IMPROVING ACCURACY AND COMPUTATIONAL EFFICIENCY OF OPTIMAL DESIGN OF EXPERIMENTS VIA GREEDY BACKWARD APPROACH

Abstract

Nonintrusive least-squares-based polynomial chaos expansion (PCE) techniques have attracted increasing attention among researchers for simple yet efficient surrogate constructions. Different sampling approaches, including optimal design of experiments (DoEs), have been developed to facilitate the least-squares-based PCE construction by reducing the number of required training samples. DoEs mainly include a random selection of the initial sample point and searching a pool of (coherence-optimal) candidate samples to iteratively select the next points based on some optimality criteria. Here, we propose a different way from the common practice to select sample points based on DoEs' optimality criteria, namely backward greedy. The proposed approach starts from a pool of coherence-optimal samples and iteratively removes the most uninfluential sample candidate among a small and randomly selected subset of the pool, instead of the whole pool.
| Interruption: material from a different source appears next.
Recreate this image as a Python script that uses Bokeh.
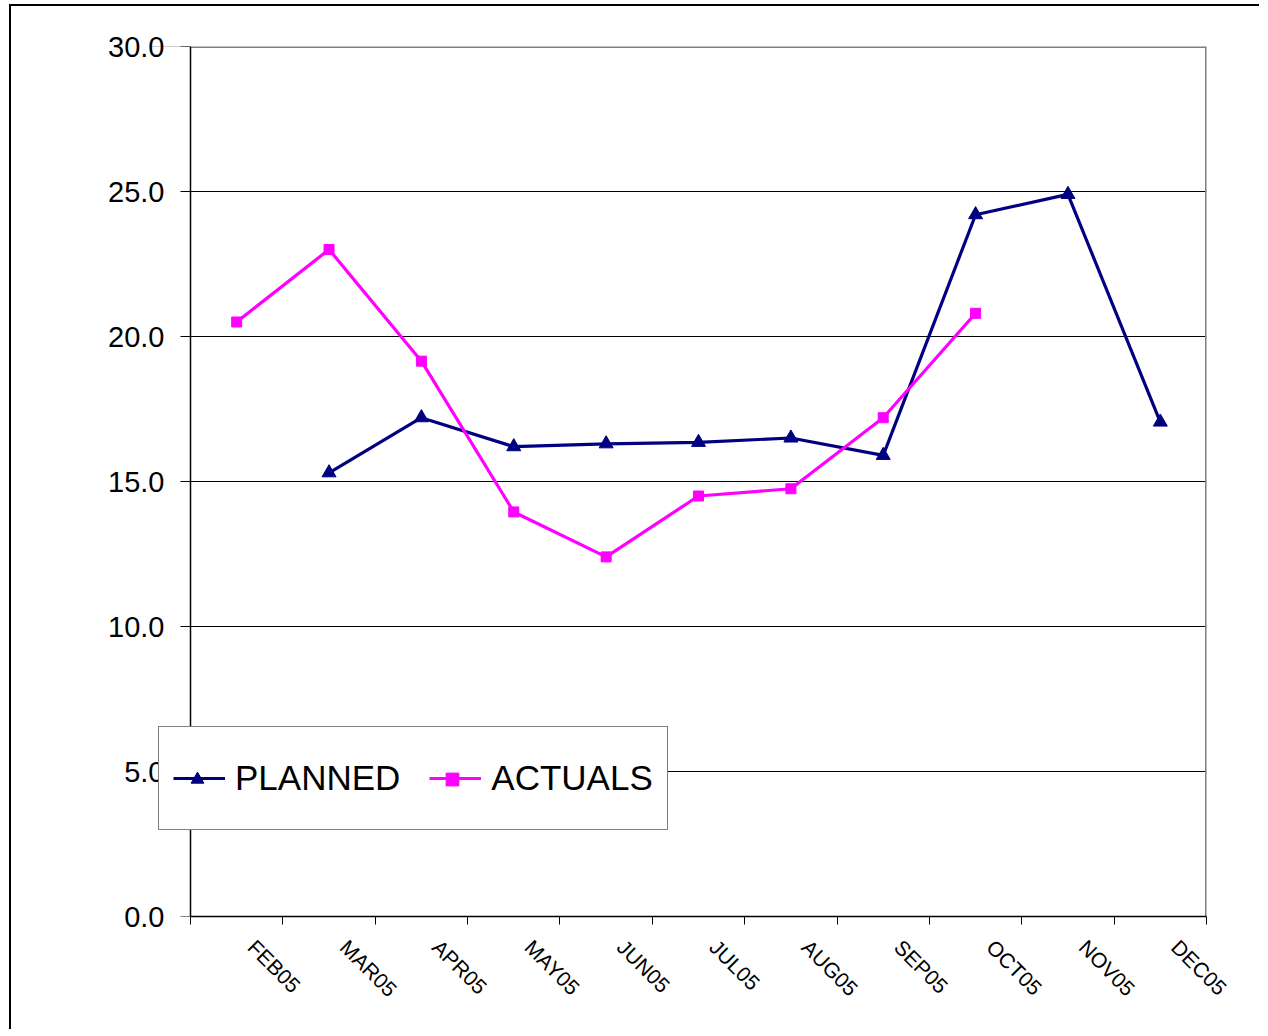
import math
from bokeh.plotting import figure
from bokeh.models import (Range1d, FixedTicker, NumeralTickFormatter, Legend, LegendItem,
                          LinearAxis, Span, BoxAnnotation)
from bokeh.embed import file_html
from bokeh.resources import INLINE

months = ["FEB05", "MAR05", "APR05", "MAY05", "JUN05", "JUL05",
          "AUG05", "SEP05", "OCT05", "NOV05", "DEC05"]
planned = [None, 15.3, 17.2, 16.2, 16.3, 16.35, 16.5, 15.9, 24.2, 24.9, 17.05]
actuals = [20.5, 23.0, 19.15, 13.95, 12.4, 14.5, 14.75, 17.2, 20.8, None, None]
y_ticks = [0, 5, 10, 15, 20, 25, 30]

NAVY = "#000080"
MAGENTA = "#FF00FF"
GRAY = "#808080"
FONT = "Liberation Sans"

n = len(months)
xs_p = [i + 0.5 for i, v in enumerate(planned) if v is not None]
ys_p = [v for v in planned if v is not None]
xs_a = [i + 0.5 for i, v in enumerate(actuals) if v is not None]
ys_a = [v for v in actuals if v is not None]

# The frame starts 40px left of the y axis so the legend box may overhang it.
frame_w = 1056
pad_px = 40
x_pad = pad_px * n / (frame_w - pad_px)

p = figure(width=1250, height=1025, output_backend="svg", toolbar_location=None,
           x_range=Range1d(-x_pad, n), y_range=Range1d(0, 30),
           min_border_left=139, min_border_right=55, min_border_top=40,
           min_border_bottom=115)
p.styles = {"border-left": "2px solid black", "border-top": "2px solid black",
            "margin-left": "9px", "margin-top": "4px"}

p.outline_line_color = None
p.background_fill_color = "white"
p.border_fill_color = "white"

# x axis: tick marks between months, labels near month centres
label_shift = 0.66
p.xaxis.ticker = FixedTicker(ticks=[i + label_shift for i in range(n)],
                             minor_ticks=list(range(n + 1)))
p.xaxis.major_label_overrides = {i + label_shift: m for i, m in enumerate(months)}
p.xaxis.bounds = (0, n)
p.xaxis.major_tick_line_color = None
p.xaxis.major_tick_out = 0
p.xaxis.major_tick_in = 0
p.xaxis.minor_tick_out = 8
p.xaxis.minor_tick_in = 0
p.xaxis.minor_tick_line_color = "black"
p.xaxis.major_label_orientation = -math.pi / 4
p.xaxis.major_label_text_font = FONT
p.xaxis.major_label_text_font_size = "21px"
p.xaxis.major_label_text_color = "black"
p.xaxis.major_label_standoff = 19
p.xaxis.axis_line_color = "black"
p.xaxis.axis_line_width = 1.5

# y axis labels (panel axis, shifted right to sit next to the axis line)
ylab = p.yaxis[0]
ylab.ticker = FixedTicker(ticks=y_ticks)
ylab.formatter = NumeralTickFormatter(format="0.0")
ylab.axis_line_color = None
ylab.major_tick_line_color = None
ylab.minor_tick_line_color = None
ylab.major_tick_out = 0
ylab.major_tick_in = 0
ylab.major_label_text_font = FONT
ylab.major_label_text_font_size = "29px"
ylab.major_label_text_color = "black"
ylab.major_label_standoff = -14

# y axis line and tick marks (no labels), pinned at x = 0
yline = LinearAxis(fixed_location=0, ticker=FixedTicker(ticks=[], minor_ticks=y_ticks),
                   major_tick_line_color=None,
                   minor_tick_out=10, minor_tick_in=0,
                   minor_tick_line_color="black", minor_tick_line_width=1,
                   axis_line_color="black", axis_line_width=1.5)
p.add_layout(yline, "left")

p.xgrid.grid_line_color = None
p.ygrid.ticker = FixedTicker(ticks=y_ticks[1:-1])
p.ygrid.grid_line_color = "black"
p.ygrid.grid_line_width = 1

# grey plot-area border on top and right
p.add_layout(Span(location=y_ticks[-1], dimension="width", line_color=GRAY,
                  line_width=3, level="underlay"))
p.add_layout(Span(location=n, dimension="height", line_color=GRAY,
                  line_width=3, level="underlay"))
# blank the strip left of the y axis
p.add_layout(BoxAnnotation(right=0, fill_color="white", fill_alpha=1.0,
                           line_color=None, level="underlay"))

lp = p.line(xs_p, ys_p, line_color=NAVY, line_width=3.2)
mp = p.scatter(xs_p, ys_p, marker="triangle", size=14, fill_color=NAVY, line_color=NAVY)
la = p.line(xs_a, ys_a, line_color=MAGENTA, line_width=3.2)
ma = p.scatter(xs_a, ys_a, marker="square", size=10, fill_color=MAGENTA, line_color=MAGENTA)

legend = Legend(items=[LegendItem(label="PLANNED", renderers=[lp]),
                       LegendItem(label="ACTUALS", renderers=[la])],
                orientation="horizontal", location=(8, 86), level="overlay",
                label_text_font=FONT, label_text_font_size="35px",
                label_text_color="black",
                padding=14, spacing=29, margin=0,
                glyph_width=52, glyph_height=74, label_height=74,
                label_width=160, label_standoff=10,
                border_line_color="black", border_line_width=1,
                background_fill_color="white", background_fill_alpha=1.0)
p.add_layout(legend, "center")

# legend markers (drawn over the centre of the legend lines at a smaller size)
legend_marks = Legend(items=[LegendItem(label=" ", renderers=[mp]),
                             LegendItem(label=" ", renderers=[ma])],
                      orientation="horizontal", location=(31, 117), level="overlay",
                      label_text_font=FONT, label_text_font_size="35px",
                      padding=0, spacing=53, margin=0,
                      glyph_width=32, glyph_height=40, label_height=40,
                      label_width=160, label_standoff=10,
                      border_line_color=None, background_fill_alpha=0.0)
p.add_layout(legend_marks, "center")

open("out.html", "w").write(file_html(p, INLINE))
Several numerical examples are provided to demonstrate the promises of the proposed approach in improving the accuracy, robustness, and computational efficiency of DoEs. Specifically, it is observed that the proposed backward greedy approach not only improves the computational time for selecting the optimal design but also results in higher approximation accuracy. Most importantly, using the proposed approach, the choice of optimality becomes significantly less critical as different criteria yield similar accuracy when they are used in a backward procedure to select the design points.